How To Set Up An Investment Account For Your Kids (And Why You Need To)

set up an investment account for your kidsUp until now my focus on teaching my kids about money has been on establishing that work equals money and to save up their money for something they really want.  I figured I would tackle invested when they got their first job and established a Roth IRA.  I’ve recently decided that needs to change and I started researching how to set up an investment account for your kids.  I now feel that this is extremely important to get started now.

Recently I watched a video clip from Dr. Boyce Watkins which changed my mind on my current approach.  He said something to the effect of: Go ask a four year old what money is for.  Most likely they will say “to buy stuff with”.  this is a sign that you need to teach them more about money.  We have a ton of adults walking around with that same mentality that money is only to buy stuff.  Money has another important use and that is Capital. In looking for ways to teach my kids about investing I came across Stockpile.  Stockpile is a great way to set up an investment account for your kids.

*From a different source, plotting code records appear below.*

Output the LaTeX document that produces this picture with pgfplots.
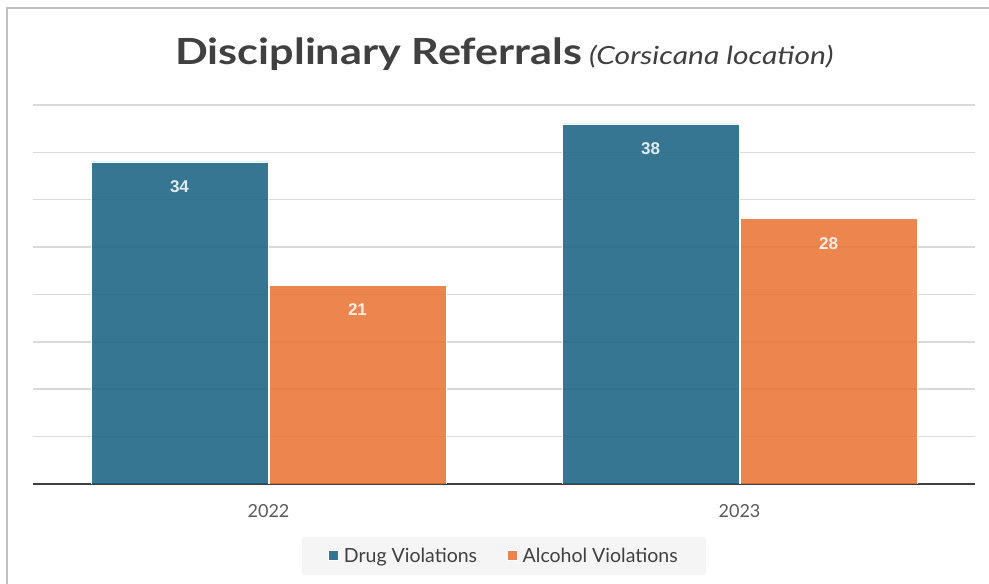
\documentclass[border=0pt]{standalone}
\usepackage{fontspec}
\setmainfont{Lato}
\newfontfamily\labelfont{Liberation Sans}
\newfontfamily\titlefont{Lato}[FakeStretch=1.2]
\usepackage{pgfplots}
\pgfplotsset{compat=1.18}
\definecolor{drug}{HTML}{156082}
\definecolor{alc}{HTML}{E97132}
\definecolor{gridc}{HTML}{D9D9D9}
\definecolor{txt}{HTML}{595959}
\definecolor{ttl}{HTML}{404040}
\definecolor{legbg}{HTML}{F5F5F5}
\definecolor{framec}{HTML}{C0C0C0}
\begin{document}
\begin{tikzpicture}[x=1pt,y=1pt]
\useasboundingbox (0,0) rectangle (989,584);
\fill[white] (0,0) rectangle (989,584);
\draw[framec, line width=2.5pt] (7,-10) -- (7,576) -- (1000,576);
\node[anchor=base, text=ttl, inner sep=0pt] at (504.5,519) {{\titlefont\fontsize{36}{40}\selectfont\bfseries Disciplinary Referrals}\hspace{7pt}{\titlefont\fontsize{25}{28}\selectfont\itshape (Corsicana location)}};
\begin{axis}[
  at={(33pt,100pt)}, anchor=south west,
  scale only axis, width=942pt, height=379pt,
  xmin=-0.5, xmax=1.5, ymin=0, ymax=40,
  ybar=1pt, bar width=177pt,
  xtick={0,1}, xticklabels={2022,2023},
  ytick={5,10,...,40}, yticklabels={},
  ymajorgrids, grid style={gridc, line width=1.5pt},
  axis x line*=bottom, axis y line*=left,
  y axis line style={draw=none},
  x axis line style={ttl, line width=2.5pt, -},
  major tick style={draw=none},
  xticklabel style={font=\fontsize{18}{20}\selectfont, text=txt, yshift=-13pt},
  nodes near coords,
  /pgf/number format/assume math mode=true,
  every node near coord/.append style={anchor=center, yshift=-25pt, text=white, font=\labelfont\bfseries\fontsize{17}{20}\selectfont},
  legend columns=2,
  legend style={at={(0.5,-0.189)}, anchor=center, fill=legbg, draw=none,
    font=\fontsize{19.5}{22}\selectfont, text=ttl, inner xsep=26pt, inner ysep=9pt,
    /tikz/every even column/.append style={column sep=28pt}},
  legend image code/.code={\fill[#1] (0pt,-5pt) rectangle (10pt,5pt); \path (13pt,0pt);},
]
\addplot[fill=drug, fill opacity=0.86, draw=white, line width=0.6pt] coordinates {(0,34) (1,38)};
\addplot[fill=alc, fill opacity=0.86, draw=white, line width=0.6pt] coordinates {(0,21) (1,28)};
\legend{Drug Violations, Alcohol Violations}
\end{axis}
\end{tikzpicture}
\end{document}
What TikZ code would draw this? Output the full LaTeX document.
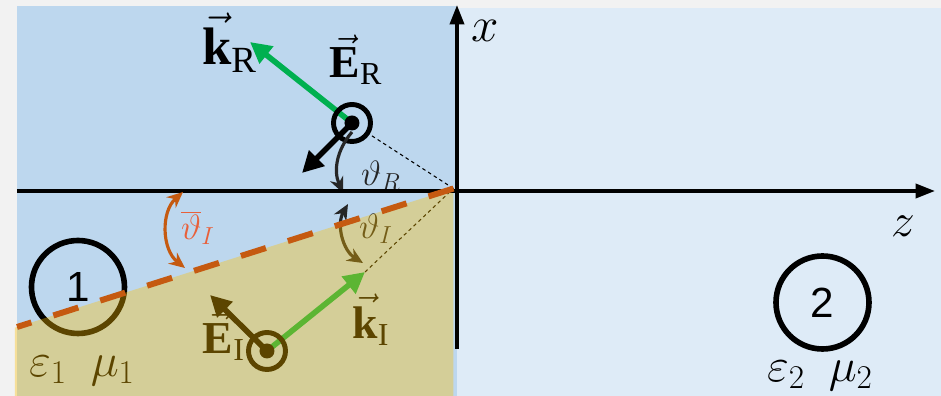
\documentclass[tikz,border=0pt]{standalone}
\usepackage{fix-cm}
\usepackage{fontspec}
\setmainfont{Liberation Serif}
\newfontfamily\numfont{Liberation Sans}
\usetikzlibrary{arrows.meta}
\definecolor{bgray}{HTML}{F2F2F2}
\definecolor{medone}{HTML}{BDD7EE}
\definecolor{medtwo}{HTML}{DEEBF7}
\definecolor{gold}{HTML}{FFC000}
\definecolor{rust}{HTML}{C55A11}
\definecolor{salmon}{HTML}{E8603A}
\definecolor{kgreen}{HTML}{00B050}
\definecolor{dgray}{HTML}{262626}

\begin{document}
\begin{tikzpicture}[font=\fontsize{24}{28}\selectfont,>=Stealth,
axis/.style={line width=2pt,-{Triangle[length=11pt,width=8pt]}},
vecarr/.style={line width=3.2pt,-{Triangle[length=12pt,width=12pt]}},
wave/.style={draw,circle,line width=2.8pt,minimum size=7.4mm,inner sep=0},
medium/.style={draw,circle,line width=3.2pt,minimum size=18.6mm,inner sep=0,font=\fontsize{24}{28}\numfont},
angarc/.style={line width=1.8pt,{Stealth[length=9pt,width=8pt]}-{Stealth[length=9pt,width=8pt]}},
guide/.style={line width=0.6pt,dash pattern=on 2pt off 1.8pt},
lab/.style={inner sep=0.5pt},
anglab/.style={lab,font=\fontsize{20}{24}\selectfont}]
\useasboundingbox (-9.14,-4.10) rectangle (9.68,3.82);
\fill[bgray] (-9.14,-4.10) rectangle (9.68,3.82); \fill[medone] (-8.80,-4.10) rectangle (0,3.70); \fill[medtwo] (0,-4.10) rectangle (9.68,3.66);
\coordinate (O) at (0,0); \coordinate (V) at (-0.07,0.05); \coordinate (L) at (-8.80,-2.72);
\node[medium] (m1) at (-7.58,-1.92){1}; \node[medium] (m2) at (7.31,-2.23){2};
\node[lab,font=\fontsize{27}{30}\selectfont] (p1) at (-7.50,-3.60){$\varepsilon_1\ \ \mu_1$}; \node[lab,font=\fontsize{27}{30}\selectfont] (p2) at (7.26,-3.70){$\varepsilon_2\ \ \mu_2$};
\coordinate (rc) at (-2.10,1.36); \coordinate (kRt) at (-4.14,2.98); \coordinate (ERt) at (-3.10,0.36);
\draw[vecarr,kgreen] (rc) -- (kRt); \draw[vecarr] (rc) -- (ERt);
\node[wave] (ER) at (rc){}; \fill (ER.center) circle (1.5mm); \draw[guide] (V) -- (ER);
\coordinate (ic) at (-3.80,-3.20); \coordinate (kIt) at (-1.84,-1.62); \coordinate (EIt) at (-4.94,-2.08);
\draw[vecarr,kgreen] (ic) -- (kIt); \draw[vecarr] (ic) -- (EIt);
\node[wave] (EI) at (ic){}; \fill (EI.center) circle (1.5mm); \draw[guide] (kIt) -- (V);
\node[lab,font=\fontsize{30}{34}\selectfont] (kRl) at (-4.55,2.96){$\vec{\mathbf{k}}_{\mathrm{R}}$}; \node[lab,font=\fontsize{26}{30}\selectfont] (ERl) at (-2.02,2.62){$\vec{\mathbf{E}}_{\mathrm{R}}$};
\node[lab,font=\fontsize{26}{30}\selectfont] (EIl) at (-4.66,-2.90){$\vec{\mathbf{E}}_{\mathrm{I}}$}; \node[lab,font=\fontsize{26}{30}\selectfont] (kIl) at (-1.72,-2.58){$\vec{\mathbf{k}}_{\mathrm{I}}$};
\draw[dgray,line width=1.8pt,-{Stealth[length=9pt,width=8pt]}] (-2.10,1.18) to[bend right=32] (-2.28,-0.04);
\draw[dgray,angarc] (-2.18,-0.26) to[bend right=44] (-1.88,-1.44);
\node[anglab,dgray] (thR) at (-1.52,0.30){$\vartheta_R$}; \node[anglab,dgray] (thI) at (-1.62,-0.76){$\vartheta_I$};
\fill[gold,opacity=0.36] (-8.84,-2.733) -- (V) -- (-0.07,-4.10) -- (-8.84,-4.10) -- cycle;
\coordinate (zs) at (-8.80,0); \coordinate (ze) at (9.56,0); \coordinate (xs) at (0,-3.16); \coordinate (xe) at (0,3.72);
\draw[axis] (zs) -- (ze); \draw[axis] (xs) -- (xe);
\node[lab,font=\fontsize{28}{32}\selectfont] (xl) at (0.56,3.20){$x$}; \node[lab,font=\fontsize{27}{30}\selectfont] (zl) at (8.92,-0.70){$z$};
\draw[rust,line width=3.4pt,dash pattern=on 14.9pt off 13.1pt] (V) -- (L);
\draw[rust,angarc] (-5.48,-0.02) to[bend right=50] (-5.44,-1.54);
\node[anglab,salmon] (thIbar) at (-5.18,-0.74){$\overline{\vartheta}_I$};
\end{tikzpicture}
\end{document}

How To Set Up An Investment Account For Your Kids Using Stockpile

Stockpile allows you to start investing with as little as $5.  You can buy fractional shares, which makes entering the stock market and diversifying a lot easier.  Look at Amazon as an example.  Amazon stock trades at around $1,100 per share. With a traditional brokerage you would need to pay $1,100 to get into Amazon stock by buying one share. With stockpile you can buy $25 of Amazon stock if $25 is all you have to invest.  Stockpile also makes it really simple to set up custodial accounts for minors. Stockpile charges 99 cent per trade; although this is inexpensive on a per trade basis, because you are buying fractional shares the total amount of money spent on acquiring 1 share can in the long run greatly exceed that of a traditional brokerage account.  If you have several thousand dollars to invest then this is not the right account for you.  I really like that Stockpile does not have any monthly account fees.

Setting Up An Account:

I thought setting up my Betterment account was easy, setting up my Stockpile account took about 2 minutes.  All they needed was for me to create a username and password, my date of birth, social security number, and to link a bank account.  My only complaint with the set up process is that they didn’t have my primary credit union in their database of banks.  I was able to add a secondary account that I use.  I could see this being a show stopper for someone with only one bank account that isn’t in the database. The extra effort in setting up a bank account at another institution may discourage someone from proceeding to create an account. After setting up my account I was able to add all of the kids to set up an investing account for them.  This took around 4 minutes total to add all 4 kids.

Choosing Stocks:

Stockpile allows you to search for stocks, and you can also browse for stocks by category.  To make the process easy for children they show a picture of the company’s product with the stock symbol. You can also create a wishlist of stocks that you want to purchase.  In addition to stocks they also have several mutual funds available. Stockpile set up an investment account for your kids

Gift Cards:

What I love about Stockpile is that they encourage people to give stocks as gifts.  You can buy stock gift cards and send them to loved ones for Christmas, Birthdays, Graduations, or whatever reason you have.  The buyer can choose cards that specify the stock, or you can gift a blank card that the recipient can choose which stock to invest in.  Stockpile will also allow the recipient to redeem for a gift card of equal value if desired.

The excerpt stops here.